Há dois caminhos para se entender o que aconteceu com a Nasdaq ao longo do mês de abril, segundo o chefe do Departamento de Economia da Ufrgs. Miranda avisa que é preciso ser redundante para entender o “efeito bolha” criado pela valorização das ações em um nível irreal. “Havia uma sobrevalorização excessiva dos preços das ações dessas empresas, o que mais cedo ou mais tarde iria provocar uma reação em cadeia. Quem detinha esses papéis teria que realizar os lucros vendendo suas ações, o que fez os preços desabarem”, explica. Trata-se, portanto, da correção de uma valorização antiga, totalmente sem ligação com os fundamentos da economia.

Segundo Camarano, a expectativa é de que o “efeito bolha” venha a provocar correções de rumo no mercado da internet. “A lógica do mercado vale tanto para a velha quanto para a nova economia: as empresas têm de dar lucro se quiserem sobreviver”, conclui.

O jornalista e webmaster Marcelo Silveira, 40 anos, dez de experiência na internet, compara a Nasdaq a um jogo de azar. “O que a bolsa movimenta são custos estimados, que só se realizam com a venda. É um jogo de supervalorização dessas ações, que não têm lastro na realidade”. Ele acredita que a importância da internet também está inflacionada. “A internet é uma ferramenta imprescindível, mas ela não é a solução para todos os problemas. Se o teu produto não vende, não será na rede que ele vai funcionar”.

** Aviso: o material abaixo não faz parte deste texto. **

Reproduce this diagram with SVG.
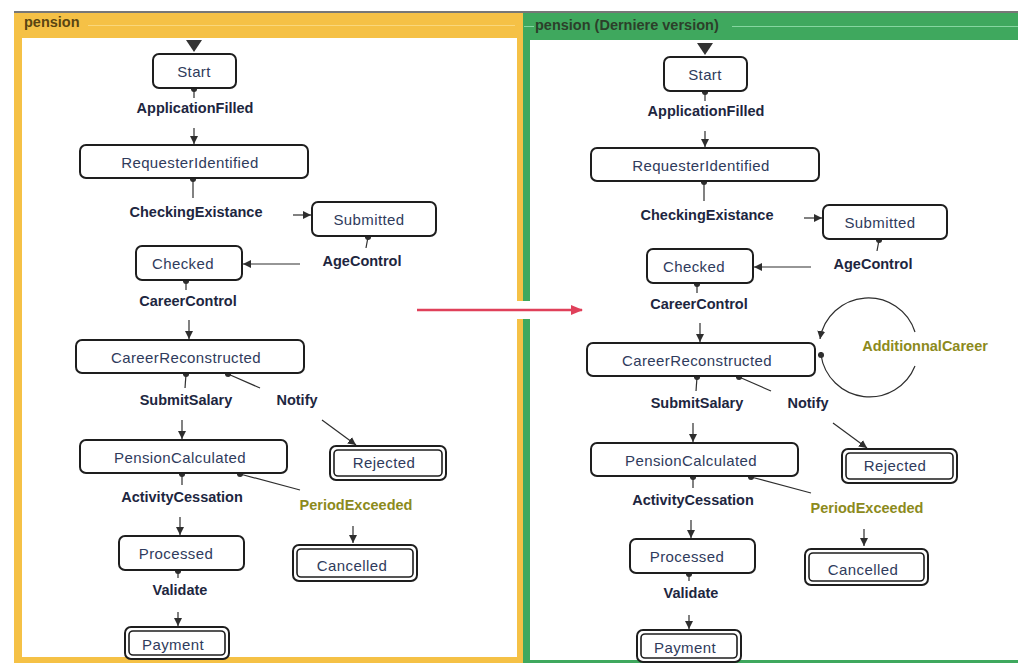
<svg xmlns="http://www.w3.org/2000/svg" width="1018" height="663" viewBox="0 0 1018 663">
  <style>
    .st { fill: #ffffff; stroke: #1e1e1e; stroke-width: 2; }
    .fin { fill: none; stroke: #1e1e1e; stroke-width: 1.6; }
    .nl { font-family: "Liberation Sans", Arial, sans-serif; font-size: 15px; letter-spacing: 0.4px; fill: #2f3b5c; text-anchor: middle; }
    .tl { font-family: "Liberation Sans", Arial, sans-serif; font-size: 14.5px; font-weight: bold; fill: #1d2640; text-anchor: middle; }
    .tlo { font-family: "Liberation Sans", Arial, sans-serif; font-size: 14.5px; font-weight: bold; fill: #8c8a1c; text-anchor: middle; }
    .hd { font-family: "Liberation Sans", Arial, sans-serif; font-size: 14.5px; font-weight: bold; }
    .e { fill: none; stroke: #2e2e2e; stroke-width: 1.2; }
    .ea { fill: none; stroke: #2e2e2e; stroke-width: 1.2; marker-end: url(#arr); }
    .ed { fill: none; stroke: #2e2e2e; stroke-width: 1.2; marker-start: url(#dot); }
  </style>
  <defs>
    <marker id="arr" viewBox="0 0 8 8" refX="8" refY="4" markerWidth="8" markerHeight="8" markerUnits="userSpaceOnUse" orient="auto">
      <path d="M0,0 L8,4 L0,8 z" fill="#2e2e2e"/>
    </marker>
    <marker id="dot" viewBox="0 0 8 8" refX="4" refY="4" markerWidth="7" markerHeight="7" markerUnits="userSpaceOnUse">
      <circle cx="4" cy="4" r="3.5" fill="#2e2e2e"/>
    </marker>
    <marker id="redarr" viewBox="0 0 12 10" refX="11" refY="5" markerWidth="12" markerHeight="10" markerUnits="userSpaceOnUse" orient="auto">
      <path d="M0,0 L12,5 L0,10 z" fill="#e0405a"/>
    </marker>
  </defs>

  <rect x="0" y="0" width="1018" height="663" fill="#ffffff"/>

  <!-- panel frames -->
  <g id="frame-left">
    <rect x="14" y="13" width="509" height="650" fill="#f5c146"/>
    <rect x="22" y="38" width="495" height="619" fill="#ffffff"/>
    <line x1="88" y1="25.5" x2="515" y2="25.5" stroke="#f9d77c" stroke-width="1"/>
    <text class="hd" x="24" y="27" fill="#5a4512">pension</text>
  </g>
  <g id="frame-right">
    <rect x="523" y="13" width="495" height="650" fill="#3fa85e"/>
    <rect x="530" y="40" width="488" height="620" fill="#ffffff"/>
    <line x1="524" y1="26.5" x2="534" y2="26.5" stroke="#86d6a0" stroke-width="1"/>
    <line x1="732" y1="26.5" x2="1018" y2="26.5" stroke="#86d6a0" stroke-width="1"/>
    <text class="hd" x="535" y="30" fill="#2c3f2a">pension (Derniere version)</text>
  </g>
  <line x1="14" y1="12" x2="1018" y2="12" stroke="#4a4a4a" stroke-width="1.5"/>

  <!-- connectors -->
  <g id="connectors">
    <!-- left panel -->
    <polygon points="186,40 202,40 194,52" fill="#333333"/>
    <path class="ed" d="M194,89 L194,98"/>
    <path class="ea" d="M194,128 L194,144"/>
    <path class="ed" d="M193,179 L193,198"/>
    <path class="ea" d="M293,215 L311,215"/>
    <path class="ed" d="M368,237 L366,248"/>
    <path class="ea" d="M300,264 L243,264"/>
    <path class="ed" d="M186,281 L186,290"/>
    <path class="ea" d="M189,320 L189,339"/>
    <path class="ed" d="M186,374 L185,388"/>
    <path class="ed" d="M228,374 L260,388"/>
    <path class="ea" d="M322,420 L356,445"/>
    <path class="ea" d="M182,420 L182,439"/>
    <path class="ed" d="M182,474 L182,485"/>
    <path class="ed" d="M240,474 L300,490"/>
    <path class="ea" d="M180,517 L180,535"/>
    <path class="ed" d="M178,571 L178,578"/>
    <path class="ea" d="M178,612 L178,626"/>
    <path class="ea" d="M353,526 L353,543"/>

    <!-- right panel -->
    <polygon points="697,43 713,43 705,55" fill="#333333"/>
    <path class="ed" d="M705,92 L705,101"/>
    <path class="ea" d="M705,131 L705,147"/>
    <path class="ed" d="M704,182 L704,201"/>
    <path class="ea" d="M804,218 L822,218"/>
    <path class="ed" d="M879,240 L877,251"/>
    <path class="ea" d="M811,267 L754,267"/>
    <path class="ed" d="M697,284 L697,293"/>
    <path class="ea" d="M700,323 L700,342"/>
    <path class="ed" d="M697,377 L696,391"/>
    <path class="ed" d="M739,377 L771,391"/>
    <path class="ea" d="M833,423 L867,448"/>
    <path class="ea" d="M693,423 L693,442"/>
    <path class="ed" d="M693,477 L693,488"/>
    <path class="ed" d="M751,477 L811,493"/>
    <path class="ea" d="M691,520 L691,538"/>
    <path class="ed" d="M689,574 L689,581"/>
    <path class="ea" d="M689,615 L689,629"/>
    <path class="ea" d="M864,529 L864,546"/>
    <!-- AdditionnalCareer self loop -->
    <path class="ed" d="M821,355 A49,49 0 0 0 915,366"/>
    <path class="ea" d="M915,332 A49,49 0 0 0 820,339"/>

    <!-- version arrow -->
    <rect x="509" y="301" width="26" height="18" fill="#ffffff"/>
    <line x1="417" y1="310" x2="582" y2="310" stroke="#e0405a" stroke-width="2.5" marker-end="url(#redarr)"/>
  </g>

  <!-- transition labels -->
  <g id="labels">
    <text class="tl" x="195" y="113">ApplicationFilled</text>
    <text class="tl" x="196" y="217">CheckingExistance</text>
    <text class="tl" x="362" y="266">AgeControl</text>
    <text class="tl" x="188" y="306">CareerControl</text>
    <text class="tl" x="186" y="405">SubmitSalary</text>
    <text class="tl" x="297" y="405">Notify</text>
    <text class="tl" x="182" y="502">ActivityCessation</text>
    <text class="tlo" x="356" y="510">PeriodExceeded</text>
    <text class="tl" x="180" y="595">Validate</text>

    <text class="tl" x="706" y="116">ApplicationFilled</text>
    <text class="tl" x="707" y="220">CheckingExistance</text>
    <text class="tl" x="873" y="269">AgeControl</text>
    <text class="tl" x="699" y="309">CareerControl</text>
    <text class="tl" x="697" y="408">SubmitSalary</text>
    <text class="tl" x="808" y="408">Notify</text>
    <text class="tl" x="693" y="505">ActivityCessation</text>
    <text class="tlo" x="867" y="513">PeriodExceeded</text>
    <text class="tl" x="691" y="598">Validate</text>
    <text class="tlo" x="925" y="351">AdditionnalCareer</text>
  </g>

  <!-- states, left panel -->
  <g id="l-start"><rect class="st" x="153" y="54" width="83" height="34" rx="6"/><text class="nl" x="194" y="77">Start</text></g>
  <g id="l-requester-identified"><rect class="st" x="80" y="145" width="228" height="33" rx="6"/><text class="nl" x="190" y="168">RequesterIdentified</text></g>
  <g id="l-submitted"><rect class="st" x="312" y="202" width="124" height="34" rx="6"/><text class="nl" x="369" y="225">Submitted</text></g>
  <g id="l-checked"><rect class="st" x="136" y="246" width="106" height="34" rx="6"/><text class="nl" x="183" y="269">Checked</text></g>
  <g id="l-career-reconstructed"><rect class="st" x="76" y="340" width="228" height="33" rx="6"/><text class="nl" x="186" y="363">CareerReconstructed</text></g>
  <g id="l-pension-calculated"><rect class="st" x="80" y="440" width="207" height="33" rx="6"/><text class="nl" x="180" y="463">PensionCalculated</text></g>
  <g id="l-processed"><rect class="st" x="119" y="536" width="125" height="34" rx="6"/><text class="nl" x="176" y="559">Processed</text></g>
  <g id="l-rejected"><rect class="st" x="330" y="446" width="116" height="34" rx="6"/><rect class="fin" x="334" y="450" width="108" height="26" rx="4"/><text class="nl" x="384" y="468">Rejected</text></g>
  <g id="l-cancelled"><rect class="st" x="293" y="545" width="124" height="36" rx="6"/><rect class="fin" x="297" y="549" width="116" height="28" rx="4"/><text class="nl" x="352" y="571">Cancelled</text></g>
  <g id="l-payment"><rect class="st" x="125" y="627" width="104" height="32" rx="6"/><rect class="fin" x="129" y="631" width="96" height="24" rx="4"/><text class="nl" x="173" y="650">Payment</text></g>

  <!-- states, right panel -->
  <g id="r-start"><rect class="st" x="664" y="57" width="83" height="34" rx="6"/><text class="nl" x="705" y="80">Start</text></g>
  <g id="r-requester-identified"><rect class="st" x="591" y="148" width="228" height="33" rx="6"/><text class="nl" x="701" y="171">RequesterIdentified</text></g>
  <g id="r-submitted"><rect class="st" x="823" y="205" width="124" height="34" rx="6"/><text class="nl" x="880" y="228">Submitted</text></g>
  <g id="r-checked"><rect class="st" x="647" y="249" width="106" height="34" rx="6"/><text class="nl" x="694" y="272">Checked</text></g>
  <g id="r-career-reconstructed"><rect class="st" x="587" y="343" width="228" height="33" rx="6"/><text class="nl" x="697" y="366">CareerReconstructed</text></g>
  <g id="r-pension-calculated"><rect class="st" x="591" y="443" width="207" height="33" rx="6"/><text class="nl" x="691" y="466">PensionCalculated</text></g>
  <g id="r-processed"><rect class="st" x="630" y="539" width="125" height="34" rx="6"/><text class="nl" x="687" y="562">Processed</text></g>
  <g id="r-rejected"><rect class="st" x="842" y="449" width="115" height="34" rx="6"/><rect class="fin" x="846" y="453" width="107" height="26" rx="4"/><text class="nl" x="895" y="471">Rejected</text></g>
  <g id="r-cancelled"><rect class="st" x="805" y="549" width="123" height="36" rx="6"/><rect class="fin" x="809" y="553" width="115" height="28" rx="4"/><text class="nl" x="863" y="575">Cancelled</text></g>
  <g id="r-payment"><rect class="st" x="637" y="630" width="104" height="32" rx="6"/><rect class="fin" x="641" y="634" width="96" height="24" rx="4"/><text class="nl" x="685" y="653">Payment</text></g>
</svg>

A condenação da Microsoft no processo antimonopólio movido pelo governo e 19 estados norte-americanos contra o multibilionário Bill Gates – que em um único dia ficou US$ 1,15 bilhão menos rico e terá sua empresa fatiada – foi o empurrão que faltava para que os investidores se retirassem e as ações de tecnologia despencassem ladeira abaixo. “Quando Bill Gates, que representa o alter ego de metade dos especuladores adolescentes e inexperientes que operam na Nasdaq, perde dinheiro, eles tratam de vender logo. É o efeito manada, uma espécie irracional, que age movida pelo pânico”, compara Miranda.

Exuberância irracional

Empresas fundadas na internet a partir de 1995 valem nas bolsas de valores muito mais que instituições sólidas da velha economia, como a casa de leilões Sotheby’s, fundada em 1744, que é cotada na Bolsa de Valores de Nova Iorque em US$ 1,21 bilhão. A casa virtual de leilões e-Bay, fundada em 1995, vale US$ 25,78 bilhões na Nasdaq, a bolsa que negocia as ações de empresas de alta tecnologia.